Glissement vers une « démocratie illibérale »

  • Edito de la revue de l’école émancipée n°102 –

La journée d’action du 6 juin a été la dernière probablement du cycle des journées d’action contre la réforme des retraites entamé en janvier. Après 14 journées d’action, il ne semble plus y avoir de possibilité rapide d’abrogation de la réforme. Le combat n’a pas été gagné, mais paradoxalement, il n’y a pas d’expression forte d’amertume ni de déprime dans les équipes militantes. En effet, le combat n’a pas non plus été perdu complètement, car le soutien de l’opinion publique s’est maintenu et constitue un désaveu clair de la politique Macron. Il nous faudra revenir sur cette séquence et l’analyser, pour en titrer les enseignement en vue de futurs mouvements sociaux. Une tentative de bilan de ce mouvement se poursuit dans ce numéro, mais la réflexion est à poursuivre dans les cadres les plus larges possibles.

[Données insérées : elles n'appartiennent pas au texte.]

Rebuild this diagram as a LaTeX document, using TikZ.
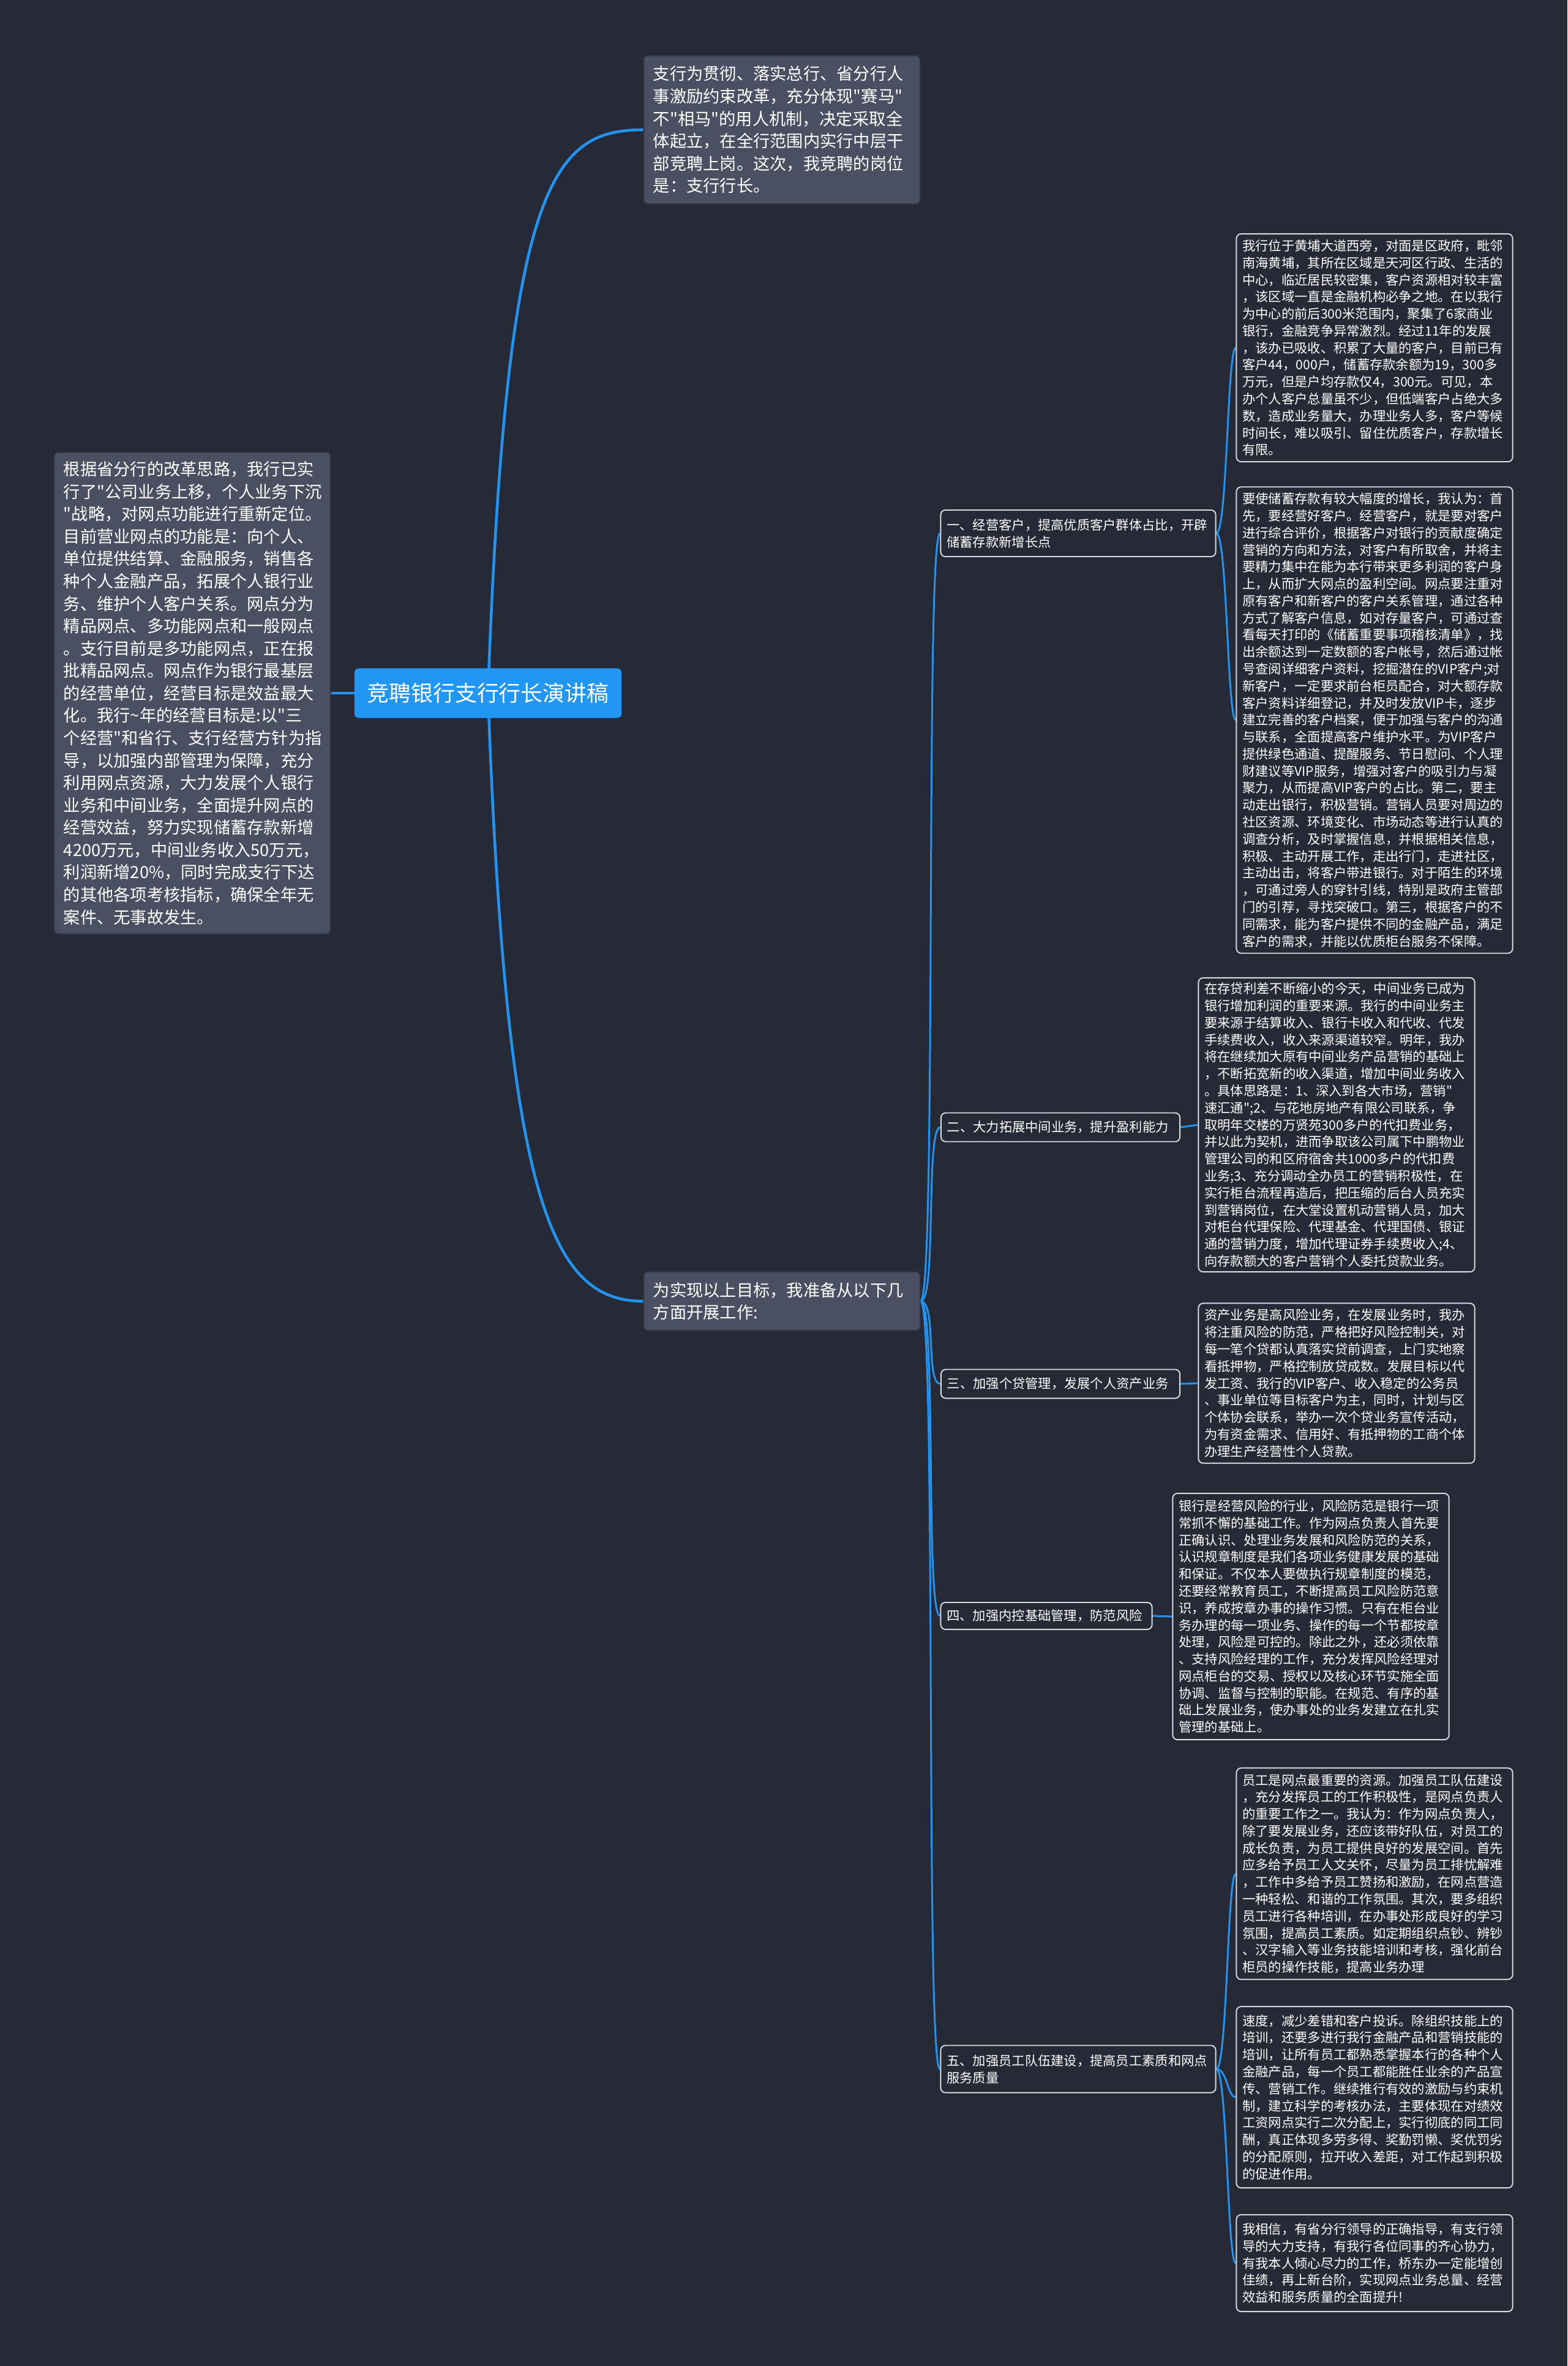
\documentclass[tikz,border=0pt]{standalone}
\usepackage{fontspec}
\setmainfont{Noto Sans CJK SC}[Ligatures=TeXOff]
\usetikzlibrary{backgrounds}

\definecolor{bgnavy}{HTML}{262A37}
\definecolor{hubgray}{HTML}{4A5061}
\definecolor{hubedge}{HTML}{333846}
\definecolor{rootblue}{HTML}{2196F3}
\definecolor{linkblue}{HTML}{2393F0}
\definecolor{leafedge}{HTML}{D8DADF}

\begin{document}
\begin{tikzpicture}[x=0.01cm,y=-0.01cm,
  root/.style={fill=rootblue,rounded corners=2pt,text=white,font=\fontsize{10.2pt}{12pt}\selectfont,minimum width=4.36cm,minimum height=0.81cm,inner sep=0pt},
  hub/.style={draw=hubedge,line width=0.5pt,fill=hubgray,rounded corners=2pt,text=white,align=left,font=\fontsize{7.75pt}{10.4pt}\selectfont,text width=4.2cm,inner xsep=0.155cm,inner ysep=0pt},
  topic/.style={draw=leafedge,line width=0.55pt,fill=bgnavy,rounded corners=2.2pt,text=white,align=left,font=\fontsize{6.05pt}{7.9pt}\selectfont,inner xsep=0.1cm,inner ysep=0pt},
  leaf/.style={topic,text width=4.31cm},
  link/.style={draw=linkblue,line width=1.3pt},
  twig/.style={draw=linkblue,line width=0.85pt}
]
% centre and first level
\node[root] (root) at (797,1132) {竞聘银行支行行长演讲稿};
\node[hub,minimum height=2.42cm] (intro) at (1277,212) {支行为贯彻、落实总行、省分行人\\
事激励约束改革，充分体现"赛马"\\
不"相马"的用人机制，决定采取全\\
体起立，在全行范围内实行中层干\\
部竞聘上岗。这次，我竞聘的岗位\\
是：支行行长。};
\node[hub,minimum height=7.86cm] (mission) at (314,1132) {根据省分行的改革思路，我行已实\\
行了"公司业务上移，个人业务下沉\\
"战略，对网点功能进行重新定位。\\
目前营业网点的功能是：向个人、\\
单位提供结算、金融服务，销售各\\
种个人金融产品，拓展个人银行业\\
务、维护个人客户关系。网点分为\\
精品网点、多功能网点和一般网点\\
。支行目前是多功能网点，正在报\\
批精品网点。网点作为银行最基层\\
的经营单位，经营目标是效益最大\\
化。我行\textasciitilde 年的经营目标是:以"三\\
个经营"和省行、支行经营方针为指\\
导，以加强内部管理为保障，充分\\
利用网点资源，大力发展个人银行\\
业务和中间业务，全面提升网点的\\
经营效益，努力实现储蓄存款新增\\
4200万元，中间业务收入50万元，\\
利润新增20\%，同时完成支行下达\\
的其他各项考核指标，确保全年无\\
案件、无事故发生。};
\node[hub,minimum height=0.96cm] (plan) at (1277,2125) {为实现以上目标，我准备从以下几\\
方面开展工作:};

% five tasks
\node[topic,text width=4.29cm,minimum height=0.76cm] (t1) at (1761,871) {一、经营客户，提高优质客户群体占比，开辟\\
储蓄存款新增长点};
\node[topic,text width=3.70cm,minimum height=0.47cm] (t2) at (1732,1841) {二、大力拓展中间业务，提升盈利能力};
\node[topic,text width=3.70cm,minimum height=0.47cm] (t3) at (1732,2260) {三、加强个贷管理，发展个人资产业务};
\node[topic,text width=3.25cm,minimum height=0.44cm] (t4) at (1709,2639) {四、加强内控基础管理，防范风险};
\node[topic,text width=4.29cm,minimum height=0.77cm] (t5) at (1761,3379) {五、加强员工队伍建设，提高员工素质和网点\\
服务质量};

% details
\node[leaf,minimum height=3.72cm] (a1) at (2245,568) {我行位于黄埔大道西旁，对面是区政府，毗邻\\
南海黄埔，其所在区域是天河区行政、生活的\\
中心，临近居民较密集，客户资源相对较丰富\\
，该区域一直是金融机构必争之地。在以我行\\
为中心的前后300米范围内，聚集了6家商业\\
银行，金融竞争异常激烈。经过11年的发展\\
，该办已吸收、积累了大量的客户，目前已有\\
客户44，000户，储蓄存款余额为19，300多\\
万元，但是户均存款仅4，300元。可见，本\\
办个人客户总量虽不少，但低端客户占绝大多\\
数，造成业务量大，办理业务人多，客户等候\\
时间长，难以吸引、留住优质客户，存款增长\\
有限。};
\node[leaf,minimum height=7.61cm] (a2) at (2245,1176) {要使储蓄存款有较大幅度的增长，我认为：首\\
先，要经营好客户。经营客户，就是要对客户\\
进行综合评价，根据客户对银行的贡献度确定\\
营销的方向和方法，对客户有所取舍，并将主\\
要精力集中在能为本行带来更多利润的客户身\\
上，从而扩大网点的盈利空间。网点要注重对\\
原有客户和新客户的客户关系管理，通过各种\\
方式了解客户信息，如对存量客户，可通过查\\
看每天打印的《储蓄重要事项稽核清单》，找\\
出余额达到一定数额的客户帐号，然后通过帐\\
号查阅详细客户资料，挖掘潜在的VIP客户;对\\
新客户，一定要求前台柜员配合，对大额存款\\
客户资料详细登记，并及时发放VIP卡，逐步\\
建立完善的客户档案，便于加强与客户的沟通\\
与联系，全面提高客户维护水平。为VIP客户\\
提供绿色通道、提醒服务、节日慰问、个人理\\
财建议等VIP服务，增强对客户的吸引力与凝\\
聚力，从而提高VIP客户的占比。第二，要主\\
动走出银行，积极营销。营销人员要对周边的\\
社区资源、环境变化、市场动态等进行认真的\\
调查分析，及时掌握信息，并根据相关信息，\\
积极、主动开展工作，走出行门，走进社区，\\
主动出击，将客户带进银行。对于陌生的环境\\
，可通过旁人的穿针引线，特别是政府主管部\\
门的引荐，寻找突破口。第三，根据客户的不\\
同需求，能为客户提供不同的金融产品，满足\\
客户的需求，并能以优质柜台服务不保障。};
\node[leaf,minimum height=4.80cm] (b) at (2183,1837) {在存贷利差不断缩小的今天，中间业务已成为\\
银行增加利润的重要来源。我行的中间业务主\\
要来源于结算收入、银行卡收入和代收、代发\\
手续费收入，收入来源渠道较窄。明年，我办\\
将在继续加大原有中间业务产品营销的基础上\\
，不断拓宽新的收入渠道，增加中间业务收入\\
。具体思路是：1、深入到各大市场，营销"\\
速汇通";2、与花地房地产有限公司联系，争\\
取明年交楼的万贤苑300多户的代扣费业务，\\
并以此为契机，进而争取该公司属下中鹏物业\\
管理公司的和区府宿舍共1000多户的代扣费\\
业务;3、充分调动全办员工的营销积极性，在\\
实行柜台流程再造后，把压缩的后台人员充实\\
到营销岗位，在大堂设置机动营销人员，加大\\
对柜台代理保险、代理基金、代理国债、银证\\
通的营销力度，增加代理证券手续费收入;4、\\
向存款额大的客户营销个人委托贷款业务。};
\node[leaf,minimum height=2.61cm] (c) at (2183,2259) {资产业务是高风险业务，在发展业务时，我办\\
将注重风险的防范，严格把好风险控制关，对\\
每一笔个贷都认真落实贷前调查，上门实地察\\
看抵押物，严格控制放贷成数。发展目标以代\\
发工资、我行的VIP客户、收入稳定的公务员\\
、事业单位等目标客户为主，同时，计划与区\\
个体协会联系，举办一次个贷业务宣传活动，\\
为有资金需求、信用好、有抵押物的工商个体\\
办理生产经营性个人贷款。};
\node[leaf,minimum height=4.02cm] (d) at (2141,2640) {银行是经营风险的行业，风险防范是银行一项\\
常抓不懈的基础工作。作为网点负责人首先要\\
正确认识、处理业务发展和风险防范的关系，\\
认识规章制度是我们各项业务健康发展的基础\\
和保证。不仅本人要做执行规章制度的模范，\\
还要经常教育员工，不断提高员工风险防范意\\
识，养成按章办事的操作习惯。只有在柜台业\\
务办理的每一项业务、操作的每一个节都按章\\
处理，风险是可控的。除此之外，还必须依靠\\
、支持风险经理的工作，充分发挥风险经理对\\
网点柜台的交易、授权以及核心环节实施全面\\
协调、监督与控制的职能。在规范、有序的基\\
础上发展业务，使办事处的业务发建立在扎实\\
管理的基础上。};
\node[leaf,minimum height=3.45cm] (e1) at (2245,3060) {员工是网点最重要的资源。加强员工队伍建设\\
，充分发挥员工的工作积极性，是网点负责人\\
的重要工作之一。我认为：作为网点负责人，\\
除了要发展业务，还应该带好队伍，对员工的\\
成长负责，为员工提供良好的发展空间。首先\\
应多给予员工人文关怀，尽量为员工排忧解难\\
，工作中多给予员工赞扬和激励，在网点营造\\
一种轻松、和谐的工作氛围。其次，要多组织\\
员工进行各种培训，在办事处形成良好的学习\\
氛围，提高员工素质。如定期组织点钞、辨钞\\
、汉字输入等业务技能培训和考核，强化前台\\
柜员的操作技能，提高业务办理};
\node[leaf,minimum height=2.96cm] (e2) at (2245,3425) {速度，减少差错和客户投诉。除组织技能上的\\
培训，还要多进行我行金融产品和营销技能的\\
培训，让所有员工都熟悉掌握本行的各种个人\\
金融产品，每一个员工都能胜任业余的产品宣\\
传、营销工作。继续推行有效的激励与约束机\\
制，建立科学的考核办法，主要体现在对绩效\\
工资网点实行二次分配上，实行彻底的同工同\\
酬，真正体现多劳多得、奖勤罚懒、奖优罚劣\\
的分配原则，拉开收入差距，对工作起到积极\\
的促进作用。};
\node[leaf,minimum height=1.58cm] (e3) at (2245,3696) {我相信，有省分行领导的正确指导，有支行领\\
导的大力支持，有我行各位同事的齐心协力，\\
有我本人倾心尽力的工作，桥东办一定能增创\\
佳绩，再上新台阶，实现网点业务总量、经营\\
效益和服务质量的全面提升!};

% connectors
\begin{scope}[on background layer]
  \fill[bgnavy] (0,0) rectangle (2560,3864);
  \draw[link] (root.center) -- (mission.east);
  \draw[link] (root.center) .. controls +(30,-830) and +(-150,0) .. (intro.west);
  \draw[link] (root.center) .. controls +(30,830) and +(-150,0) .. (plan.west);
  \foreach \t in {t1,t2,t3,t4,t5}
    \draw[twig] (plan.east) .. controls +(27,0) and +(-25,0) .. (\t.west);
  \draw[twig] (t1.east) .. controls +(18,0) and +(-14,0) .. (a1.west);
  \draw[twig] (t1.east) .. controls +(18,0) and +(-14,0) .. (a2.west);
  \draw[twig] (t2.east) -- (b.west);
  \draw[twig] (t3.east) -- (c.west);
  \draw[twig] (t4.east) -- (d.west);
  \draw[twig] (t5.east) .. controls +(18,0) and +(-14,0) .. (e1.west);
  \draw[twig] (t5.east) .. controls +(18,0) and +(-14,0) .. (e2.west);
  \draw[twig] (t5.east) .. controls +(18,0) and +(-14,0) .. (e3.west);
\end{scope}
\end{tikzpicture}
\end{document}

Le gouvernement a été obligé de recourir à de multiples artifices législatifs, permis par la Constitution pour faire passer en force sa réforme, contre la population. Cette Constitution, qui avait été qualifiée à juste titre de « coup d’État permanent » par ses opposants, permet le glissement vers une « démocratie illibérale » dont commencent à s’inquiéter certain⋅es, en France et à l’étranger. Cette inquiétude est renforcée par le déploiement démesuré de forces de police face aux manifestations, ainsi que par le soutien plus ou moins implicite du gouvernement aux violences policières commises à l’occasion de mouvements sociaux ou écologistes. On observe même, au contraire, une volonté de criminaliser ces mouvements. Le discours de certains membres du gouvernement renvoie systématiquement dos à dos l’extrême droite et « l’extrême gauche », entrenant ainsi la confusion à dessein. Sans combattre fermement les discours haineux de l’extrême droite, le gouvernement au contraire, recycle en partie ses idées, par exemple dans le projet de loi sur l’immigration, pour faire diversion et masquer sa politique au service des intérêts des plus riches et des grands lobbys financiers, industriels ou agro-industriels. Preuve si besoin était que l’extrême droite n’est pas l’ennemie du grand capital mais est bien utile pour l’aider à préserver ses intérêts.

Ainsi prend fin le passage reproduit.